I agree with our majority opinion that the provision of Washington law cited by the Ninth Circuit, and the cases construing it cited by the majority (majority op. p. 530 note 4), support the view that the guarantor’s obligation is not primary and unconditional, notwithstanding that the breach by the corporation would entitle the wife to sue the ex-husband directly without vouching in the defaulting corporation. Until the breach by the corporation, it would be the corporation that had the primary obligation to redeem the wife’s stock and to make payments to her in accordance with the redemption agreement. However, I wouldn’t get too tangled in the vagaries of State law. The legislative history of sec. 1041 instructs us that “uniform Federal income tax consequences will apply to these transfers notwithstanding that the property may be subject to differing state property laws.” H. Rept. 98-432 (Part II), at 1492 (1984); Staff of Joint Comm, on Taxation, General Explanation of the Deficit Reduction Act of 1984, at 710 (J. Comm. Print 1985).

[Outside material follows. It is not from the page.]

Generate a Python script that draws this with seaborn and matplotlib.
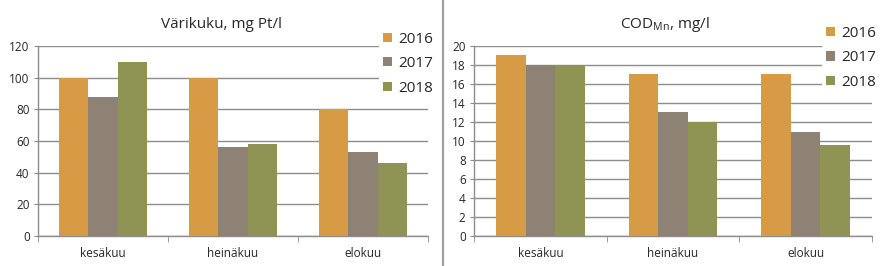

This is indicated by the Ninth Circuit’s reliance in Arnes v. United States, supra at 459, on Schroeder v. Commissioner, 831 F.2d 856, 859 (9th Cir. 1987), and its rejection of the Government’s argument that Joann’s situation was governed by Holsey v. Commissioner, 258 F.2d 865 (3d Cir. 1958), which would have let John off the hook. As Bittker & Eustice, Federal Income Taxation of Corporations and Shareholders, par. 9.06[6], at 9-44 n.206 (6th ed. 1994), note, Schroeder was similar in facts and result to Wall v. United States, 164 F.2d 462 (4th Cir. 1947), the primordial case establishing that a remaining or incoming shareholder whose obligation to purchase and pay for the stock of another shareholder is discharged by the subject corporation will be considered to have received a dividend.

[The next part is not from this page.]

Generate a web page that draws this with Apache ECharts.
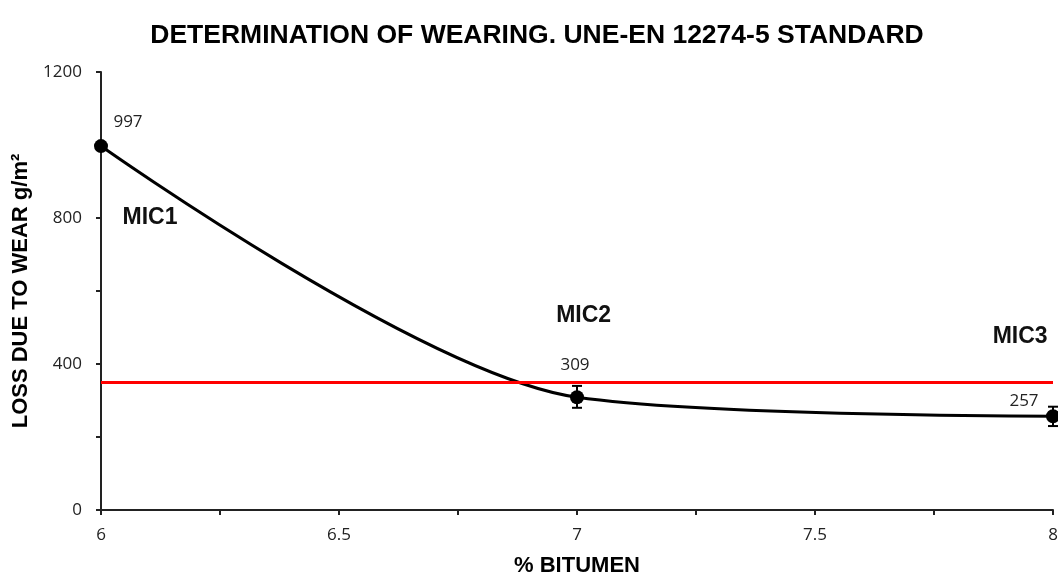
<!DOCTYPE html>
<html style="height: 100%">
    <head>
        <meta charset="utf-8">
        <script src="https://cdn.jsdelivr.net/npm/echarts@6/dist/echarts.min.js"></script>
    </head>
    <body style="height: 100%; margin: 0; background: #fff">
        <div id="container" style="width: 1058px; height: 577px"></div>
    </body>
<script>

// data
var bitumen = [6, 7, 8];
var wearLoss = [997, 309, 257];
var errLow = [997, 280, 230];
var errHigh = [997, 340, 283];
var mixNames = ['MIC1', 'MIC2', 'MIC3'];
var limitValue = 350;

var dom = document.getElementById("container");
var myChart = echarts.init(dom);

// label offsets for the value labels next to each point
var valueLabelOffsets = [[27, -24], [-2, -32], [-29, -15]];

var lineData = bitumen.map(function (x, i) {
    return {
        value: [x, wearLoss[i]],
        label: {
            show: true,
            position: 'inside',
            offset: valueLabelOffsets[i],
            formatter: String(wearLoss[i]),
            color: '#222',
            fontSize: 17,
            fontFamily: 'Open Sans'
        }
    };
});

var errData = bitumen.map(function (x, i) {
    return [x, errLow[i], errHigh[i]];
});

var boldName = {
    fontFamily: 'Liberation Sans',
    fontWeight: 'bold',
    fontSize: 22,
    color: '#000'
};

var option = {
    animation: false,
    title: {
        text: 'DETERMINATION OF WEARING. UNE-EN 12274-5 STANDARD',
        left: 532,
        textAlign: 'center',
        top: 17,
        textStyle: {
            fontFamily: 'Liberation Sans',
            fontWeight: 'bold',
            fontSize: 26.5,
            color: '#000'
        }
    },
    grid: {
        left: 101,
        right: 5,
        top: 72,
        bottom: 67,
        outerBoundsMode: 'none'
    },
    xAxis: {
        type: 'value',
        min: 6,
        max: 8,
        interval: 0.25,
        name: '% BITUMEN',
        nameLocation: 'middle',
        nameGap: 45,
        nameTextStyle: boldName,
        splitLine: { show: false },
        axisLine: { lineStyle: { color: '#222', width: 2 } },
        axisTick: { length: 5, lineStyle: { color: '#222', width: 2 } },
        axisLabel: {
            margin: 17,
            color: '#222',
            fontSize: 17,
            fontFamily: 'Open Sans',
            formatter: function (v) {
                return (Math.round(v * 100) % 50 === 0) ? String(v) : '';
            }
        }
    },
    yAxis: {
        type: 'value',
        min: 0,
        max: 1200,
        interval: 200,
        name: 'LOSS DUE TO WEAR g/m\u00b2',
        nameLocation: 'middle',
        nameGap: 67,
        nameTextStyle: boldName,
        splitLine: { show: false },
        axisLine: { show: true, lineStyle: { color: '#222', width: 2 } },
        axisTick: { show: true, length: 5, lineStyle: { color: '#222', width: 2 } },
        axisLabel: {
            margin: 19,
            color: '#222',
            fontSize: 17,
            fontFamily: 'Open Sans',
            formatter: function (v) {
                return (v % 400 === 0) ? String(v) : '';
            }
        }
    },
    series: [{
        type: 'line',
        data: lineData,
        smooth: 0.3,
        symbol: 'circle',
        symbolSize: 14,
        lineStyle: { color: '#000', width: 3 },
        itemStyle: { color: '#000' },
        markLine: {
            silent: true,
            symbol: 'none',
            label: { show: false },
            lineStyle: { color: '#ff0000', width: 3, type: 'solid' },
            data: [{ yAxis: limitValue }]
        },
        markPoint: {
            symbol: 'circle',
            symbolSize: 0,
            label: {
                show: true,
                position: 'inside',
                fontFamily: 'Liberation Sans',
                fontWeight: 'bold',
                fontSize: 23,
                color: '#111',
                formatter: '{b}'
            },
            data: [
                { name: mixNames[0], coord: [6.103, 802] },
                { name: mixNames[1], coord: [7.014, 533] },
                { name: mixNames[2], coord: [7.931, 476] }
            ]
        },
        z: 3
    }, {
        type: 'custom',
        data: errData,
        z: 4,
        renderItem: function (params, api) {
            var x = api.value(0);
            var lo = api.coord([x, api.value(1)]);
            var hi = api.coord([x, api.value(2)]);
            var cap = 5;
            var st = { stroke: '#000', lineWidth: 2 };
            return {
                type: 'group',
                children: [
                    { type: 'line', shape: { x1: lo[0], y1: lo[1], x2: hi[0], y2: hi[1] }, style: st },
                    { type: 'line', shape: { x1: lo[0] - cap, y1: lo[1], x2: lo[0] + cap, y2: lo[1] }, style: st },
                    { type: 'line', shape: { x1: hi[0] - cap, y1: hi[1], x2: hi[0] + cap, y2: hi[1] }, style: st }
                ]
            };
        }
    }]
};

myChart.setOption(option);

</script>
</html>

Even in Edler v. Commissioner, 727 F.2d 857 (9th Cir. 1984), the remaining shareholder husband appears to have been saved from dividend treatment by the fact that respondent had been dilatory in objecting that the nunc pro tunc extinction of that obligation by a second divorce decree was ineffective for Federal income tax purposes. Cf. Hayes v. Commissioner, 101 T.C. 593 (1993).

See also Raby, “If He Gets the Big Mac, Does She Pay the Tax?”, Tax Notes 347 (Jan. 17, 1994); Preston & Hart, “Spouse’s Stock in a Divorce Can Be Redeemed Tax Free”, 78 J. Taxn. 360 (1993); Raby, “A Tale of Two Redemptions: It Was the Best and Worst (of Tax Consequences)”, Tax Notes 459 (Jan. 25, 1993).

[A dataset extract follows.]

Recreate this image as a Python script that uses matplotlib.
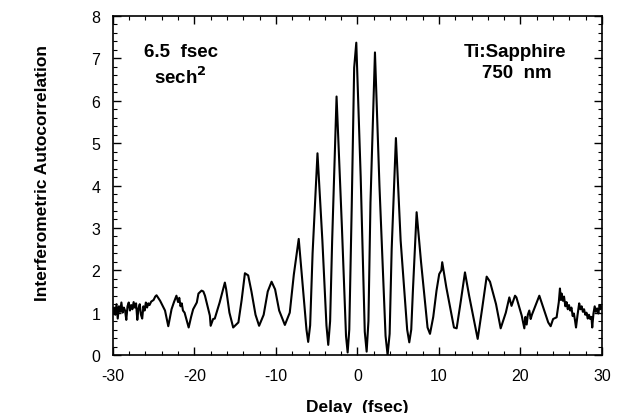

This seems even more likely to be so with the restoration, by the Revenue Reconciliation Act of 1993, of a substantial differential in the rates of individual income tax on ordinary income and long-term capital gain.

There are other ways by which respondent could reduce the opportunities for game playing that resulted in the whipsaw in this case. One would be to persuade Congress to enact a statutory provision, similar to sec. 1060 on special allocation rules for certain asset acquisitions, that would assure consistent tax treatment by the private parties of this type of transaction. Another would be to get around to replacing the “temporary regulation”, published Aug. 31, 1984, in the Federal Register (see supra p. 535), or at least issuing a revenue ruling supplementing Rev. Rul. 69-608, 1969-2 C.B. 42, that would set forth clearly respondent’s view on how stock redemp-tions by family corporations should be treated in the marital dissolution context.